§ **What is being asked**: Write out the data below in full, unchanged, minus the images.

§ **Collected material**:
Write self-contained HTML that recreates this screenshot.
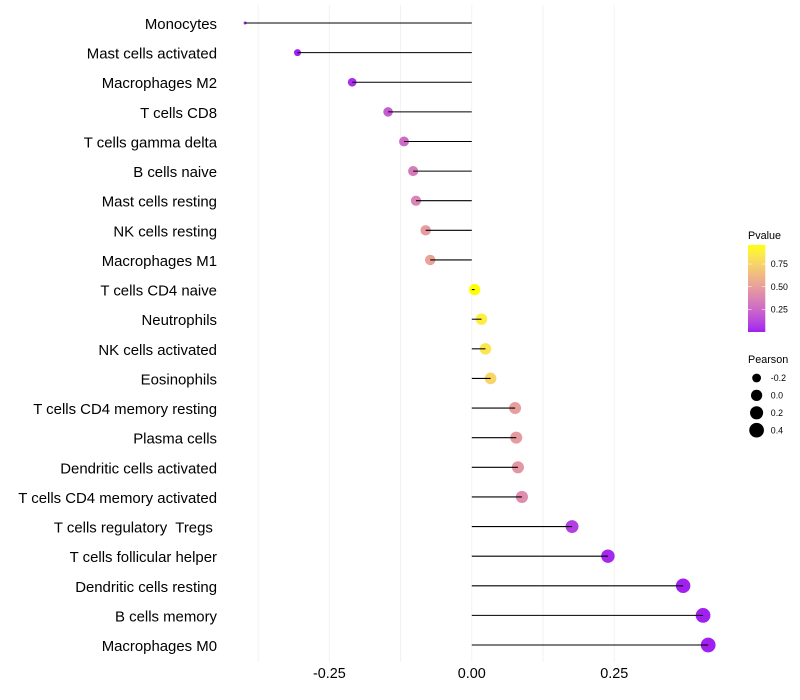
<!DOCTYPE html>
<html>
<head>
<meta charset="utf-8">
<title>Immune cell lollipop chart</title>
<style>
html,body{margin:0;padding:0;background:#fff;}
svg{display:block;font-family:"Liberation Sans",sans-serif;}
text{white-space:pre;fill:#000;}
</style>
</head>
<body>
<svg id="chart" width="800" height="700" viewBox="0 0 800 700" xmlns="http://www.w3.org/2000/svg">
<defs><linearGradient id="pvalue-gradient" x1="0" y1="1" x2="0" y2="0"></linearGradient></defs>
<g id="grid"></g>
<g id="dots"></g>
<g id="stems"></g>
<g id="ylabels"></g>
<g id="xlabels"></g>
<g id="legend-p">
<text x="748" y="239" font-size="10.8">Pvalue</text>
<rect id="colorbar" x="748" y="245" width="17.3" height="87" fill="url(#pvalue-gradient)"></rect>
</g>
<g id="legend-s">
<text x="748" y="363" font-size="10.8">Pearson</text>
</g>
</svg>
<script>
const categories = ["Monocytes","Mast cells activated","Macrophages M2","T cells CD8","T cells gamma delta","B cells naive","Mast cells resting","NK cells resting","Macrophages M1","T cells CD4 naive","Neutrophils","NK cells activated","Eosinophils","T cells CD4 memory resting","Plasma cells","Dendritic cells activated","T cells CD4 memory activated","T cells regulatory  Tregs ","T cells follicular helper","Dendritic cells resting","B cells memory","Macrophages M0"];
const pearson = [-0.398,-0.306,-0.21,-0.147,-0.119,-0.103,-0.098,-0.081,-0.073,0.005,0.017,0.024,0.033,0.076,0.078,0.081,0.088,0.176,0.239,0.371,0.406,0.415];
const pvalue = [0.02,0.0,0.04,0.2,0.26,0.33,0.37,0.48,0.52,0.96,0.88,0.84,0.76,0.5,0.48,0.46,0.41,0.09,0.02,0.0,0.0,0.0];
const xTicks = [-0.25,0,0.25];
const xTickLabels = ["-0.25","0.00","0.25"];
const xMinorTicks = [-0.375,-0.125,0.125];
const pTicks = [0.25,0.5,0.75];
const pTickLabels = ["0.25","0.50","0.75"];
const sizeBreaks = [-0.2,0,0.2,0.4];
const sizeBreakLabels = ["-0.2","0.0","0.2","0.4"];
const pDomain = [0,0.96];

const NS = "http://www.w3.org/2000/svg";
function x(v){ return 471.8 + v * 569.6; }
function y(i){ return 23 + i * 29.62; }
const pMin = Math.min.apply(null, pearson), pMax = Math.max.apply(null, pearson);
function radius(v){
  const t = Math.max(0, Math.min(1, (v - pMin) / (pMax - pMin)));
  return (3 + 11.8 * Math.sqrt(t)) / 2;
}
function pY(p){ return 332 - (p - pDomain[0]) / (pDomain[1] - pDomain[0]) * 87; }

function toLab(rgb){
  const f = rgb.map(function(c){ c /= 255; return c > 0.04045 ? Math.pow((c + 0.055) / 1.055, 2.4) : c / 12.92; });
  const X = (0.4124 * f[0] + 0.3576 * f[1] + 0.1805 * f[2]) / 0.95047;
  const Y = 0.2126 * f[0] + 0.7152 * f[1] + 0.0722 * f[2];
  const Z = (0.0193 * f[0] + 0.1192 * f[1] + 0.9505 * f[2]) / 1.08883;
  const g = function(t){ return t > 0.008856 ? Math.cbrt(t) : 7.787 * t + 16 / 116; };
  return [116 * g(Y) - 16, 500 * (g(X) - g(Y)), 200 * (g(Y) - g(Z))];
}
function fromLab(l){
  const fy = (l[0] + 16) / 116, fx = fy + l[1] / 500, fz = fy - l[2] / 200;
  const h = function(t){ return t * t * t > 0.008856 ? t * t * t : (t - 16 / 116) / 7.787; };
  const X = h(fx) * 0.95047, Y = h(fy), Z = h(fz) * 1.08883;
  const lin = [3.2406 * X - 1.5372 * Y - 0.4986 * Z, -0.9689 * X + 1.8758 * Y + 0.0415 * Z, 0.0557 * X - 0.204 * Y + 1.057 * Z];
  const out = lin.map(function(c){
    c = c > 0.0031308 ? 1.055 * Math.pow(c, 1 / 2.4) - 0.055 : 12.92 * c;
    return Math.round(Math.max(0, Math.min(1, c)) * 255);
  });
  return "rgb(" + out.join(",") + ")";
}
const labLow = toLab([160, 32, 240]), labHigh = toLab([255, 255, 0]);
function color(p){
  const t = Math.max(0, Math.min(1, (p - pDomain[0]) / (pDomain[1] - pDomain[0])));
  return fromLab(labLow.map(function(c, i){ return c + (labHigh[i] - c) * t; }));
}
function make(parent, tag, attrs, txt){
  const el = document.createElementNS(NS, tag);
  Object.keys(attrs).forEach(function(k){ el.setAttribute(k, attrs[k]); });
  if (txt !== undefined) el.textContent = txt;
  parent.appendChild(el);
  return el;
}
const get = function(id){ return document.getElementById(id); };

xMinorTicks.concat(xTicks).forEach(function(v){
  const el = make(get("grid"), "line", {x1: x(v), x2: x(v), y1: 5, y2: 662, stroke: "#f0f0f0", "stroke-width": 0.9});
  
  
});
xTicks.forEach(function(v, i){
  const el = make(get("xlabels"), "text", {x: x(v), y: 678, "text-anchor": "middle", "font-size": 14.4}, xTickLabels[i]);
  
  
});
categories.forEach(function(c, i){
  const lab = make(get("ylabels"), "text", {x: 217, y: y(i) + 6, "text-anchor": "end", "font-size": 14.93}, c);
  
  
  const dot = make(get("dots"), "circle", {cx: x(pearson[i]), cy: y(i), r: radius(pearson[i]), fill: color(pvalue[i])});
  
  
  const stem = make(get("stems"), "line", {x1: x(0), x2: x(pearson[i]), y1: y(i), y2: y(i), stroke: "#000", "stroke-width": 1.07});
  
  
});
for (let k = 0; k <= 20; k++) {
  const p = pDomain[0] + (pDomain[1] - pDomain[0]) * k / 20;
  make(get("pvalue-gradient"), "stop", {offset: (k * 5) + "%", "stop-color": color(p)});
}
pTicks.forEach(function(p, i){
  const yy = pY(p);
  const a = make(get("legend-p"), "line", {x1: 748, x2: 751.5, y1: yy, y2: yy, stroke: "#fff", "stroke-width": 0.7, opacity: 0.8});
  
  
  const b = make(get("legend-p"), "line", {x1: 761.8, x2: 765.3, y1: yy, y2: yy, stroke: "#fff", "stroke-width": 0.7, opacity: 0.8});
  
  
  const t = make(get("legend-p"), "text", {x: 770.8, y: yy + 3.1, "font-size": 8.8}, pTickLabels[i]);
  
  
});
sizeBreaks.forEach(function(v, i){
  const yy = 378 + i * 17.4;
  const c = make(get("legend-s"), "circle", {cx: 756.6, cy: yy, r: radius(v), fill: "#000"});
  
  
  const t = make(get("legend-s"), "text", {x: 770.8, y: yy + 3.1, "font-size": 8.8}, sizeBreakLabels[i]);
  
  
});
</script>
</body>
</html>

§ **The output**:
Write self-contained HTML that recreates this screenshot.
<!DOCTYPE html>
<html>
<head>
<meta charset="utf-8">
<title>Immune cell lollipop chart</title>
<style>
html,body{margin:0;padding:0;background:#fff;}
svg{display:block;font-family:"Liberation Sans",sans-serif;}
text{white-space:pre;fill:#000;}
</style>
</head>
<body>
<svg id="chart" width="800" height="700" viewBox="0 0 800 700" xmlns="http://www.w3.org/2000/svg">
<defs><linearGradient id="pvalue-gradient" x1="0" y1="1" x2="0" y2="0"></linearGradient></defs>
<g id="grid"></g>
<g id="dots"></g>
<g id="stems"></g>
<g id="ylabels"></g>
<g id="xlabels"></g>
<g id="legend-p">
<text x="748" y="239" font-size="10.8">Pvalue</text>
<rect id="colorbar" x="748" y="245" width="17.3" height="87" fill="url(#pvalue-gradient)"></rect>
</g>
<g id="legend-s">
<text x="748" y="363" font-size="10.8">Pearson</text>
</g>
</svg>
<script>
const categories = ["Monocytes","Mast cells activated","Macrophages M2","T cells CD8","T cells gamma delta","B cells naive","Mast cells resting","NK cells resting","Macrophages M1","T cells CD4 naive","Neutrophils","NK cells activated","Eosinophils","T cells CD4 memory resting","Plasma cells","Dendritic cells activated","T cells CD4 memory activated","T cells regulatory  Tregs ","T cells follicular helper","Dendritic cells resting","B cells memory","Macrophages M0"];
const pearson = [-0.398,-0.306,-0.21,-0.147,-0.119,-0.103,-0.098,-0.081,-0.073,0.005,0.017,0.024,0.033,0.076,0.078,0.081,0.088,0.176,0.239,0.371,0.406,0.415];
const pvalue = [0.02,0.0,0.04,0.2,0.26,0.33,0.37,0.48,0.52,0.96,0.88,0.84,0.76,0.5,0.48,0.46,0.41,0.09,0.02,0.0,0.0,0.0];
const xTicks = [-0.25,0,0.25];
const xTickLabels = ["-0.25","0.00","0.25"];
const xMinorTicks = [-0.375,-0.125,0.125];
const pTicks = [0.25,0.5,0.75];
const pTickLabels = ["0.25","0.50","0.75"];
const sizeBreaks = [-0.2,0,0.2,0.4];
const sizeBreakLabels = ["-0.2","0.0","0.2","0.4"];
const pDomain = [0,0.96];

const NS = "http://www.w3.org/2000/svg";
function x(v){ return 471.8 + v * 569.6; }
function y(i){ return 23 + i * 29.62; }
const pMin = Math.min.apply(null, pearson), pMax = Math.max.apply(null, pearson);
function radius(v){
  const t = Math.max(0, Math.min(1, (v - pMin) / (pMax - pMin)));
  return (3 + 11.8 * Math.sqrt(t)) / 2;
}
function pY(p){ return 332 - (p - pDomain[0]) / (pDomain[1] - pDomain[0]) * 87; }

function toLab(rgb){
  const f = rgb.map(function(c){ c /= 255; return c > 0.04045 ? Math.pow((c + 0.055) / 1.055, 2.4) : c / 12.92; });
  const X = (0.4124 * f[0] + 0.3576 * f[1] + 0.1805 * f[2]) / 0.95047;
  const Y = 0.2126 * f[0] + 0.7152 * f[1] + 0.0722 * f[2];
  const Z = (0.0193 * f[0] + 0.1192 * f[1] + 0.9505 * f[2]) / 1.08883;
  const g = function(t){ return t > 0.008856 ? Math.cbrt(t) : 7.787 * t + 16 / 116; };
  return [116 * g(Y) - 16, 500 * (g(X) - g(Y)), 200 * (g(Y) - g(Z))];
}
function fromLab(l){
  const fy = (l[0] + 16) / 116, fx = fy + l[1] / 500, fz = fy - l[2] / 200;
  const h = function(t){ return t * t * t > 0.008856 ? t * t * t : (t - 16 / 116) / 7.787; };
  const X = h(fx) * 0.95047, Y = h(fy), Z = h(fz) * 1.08883;
  const lin = [3.2406 * X - 1.5372 * Y - 0.4986 * Z, -0.9689 * X + 1.8758 * Y + 0.0415 * Z, 0.0557 * X - 0.204 * Y + 1.057 * Z];
  const out = lin.map(function(c){
    c = c > 0.0031308 ? 1.055 * Math.pow(c, 1 / 2.4) - 0.055 : 12.92 * c;
    return Math.round(Math.max(0, Math.min(1, c)) * 255);
  });
  return "rgb(" + out.join(",") + ")";
}
const labLow = toLab([160, 32, 240]), labHigh = toLab([255, 255, 0]);
function color(p){
  const t = Math.max(0, Math.min(1, (p - pDomain[0]) / (pDomain[1] - pDomain[0])));
  return fromLab(labLow.map(function(c, i){ return c + (labHigh[i] - c) * t; }));
}
function make(parent, tag, attrs, txt){
  const el = document.createElementNS(NS, tag);
  Object.keys(attrs).forEach(function(k){ el.setAttribute(k, attrs[k]); });
  if (txt !== undefined) el.textContent = txt;
  parent.appendChild(el);
  return el;
}
const get = function(id){ return document.getElementById(id); };

xMinorTicks.concat(xTicks).forEach(function(v){
  const el = make(get("grid"), "line", {x1: x(v), x2: x(v), y1: 5, y2: 662, stroke: "#f0f0f0", "stroke-width": 0.9});
  
  
});
xTicks.forEach(function(v, i){
  const el = make(get("xlabels"), "text", {x: x(v), y: 678, "text-anchor": "middle", "font-size": 14.4}, xTickLabels[i]);
  
  
});
categories.forEach(function(c, i){
  const lab = make(get("ylabels"), "text", {x: 217, y: y(i) + 6, "text-anchor": "end", "font-size": 14.93}, c);
  
  
  const dot = make(get("dots"), "circle", {cx: x(pearson[i]), cy: y(i), r: radius(pearson[i]), fill: color(pvalue[i])});
  
  
  const stem = make(get("stems"), "line", {x1: x(0), x2: x(pearson[i]), y1: y(i), y2: y(i), stroke: "#000", "stroke-width": 1.07});
  
  
});
for (let k = 0; k <= 20; k++) {
  const p = pDomain[0] + (pDomain[1] - pDomain[0]) * k / 20;
  make(get("pvalue-gradient"), "stop", {offset: (k * 5) + "%", "stop-color": color(p)});
}
pTicks.forEach(function(p, i){
  const yy = pY(p);
  const a = make(get("legend-p"), "line", {x1: 748, x2: 751.5, y1: yy, y2: yy, stroke: "#fff", "stroke-width": 0.7, opacity: 0.8});
  
  
  const b = make(get("legend-p"), "line", {x1: 761.8, x2: 765.3, y1: yy, y2: yy, stroke: "#fff", "stroke-width": 0.7, opacity: 0.8});
  
  
  const t = make(get("legend-p"), "text", {x: 770.8, y: yy + 3.1, "font-size": 8.8}, pTickLabels[i]);
  
  
});
sizeBreaks.forEach(function(v, i){
  const yy = 378 + i * 17.4;
  const c = make(get("legend-s"), "circle", {cx: 756.6, cy: yy, r: radius(v), fill: "#000"});
  
  
  const t = make(get("legend-s"), "text", {x: 770.8, y: yy + 3.1, "font-size": 8.8}, sizeBreakLabels[i]);
  
  
});
</script>
</body>
</html>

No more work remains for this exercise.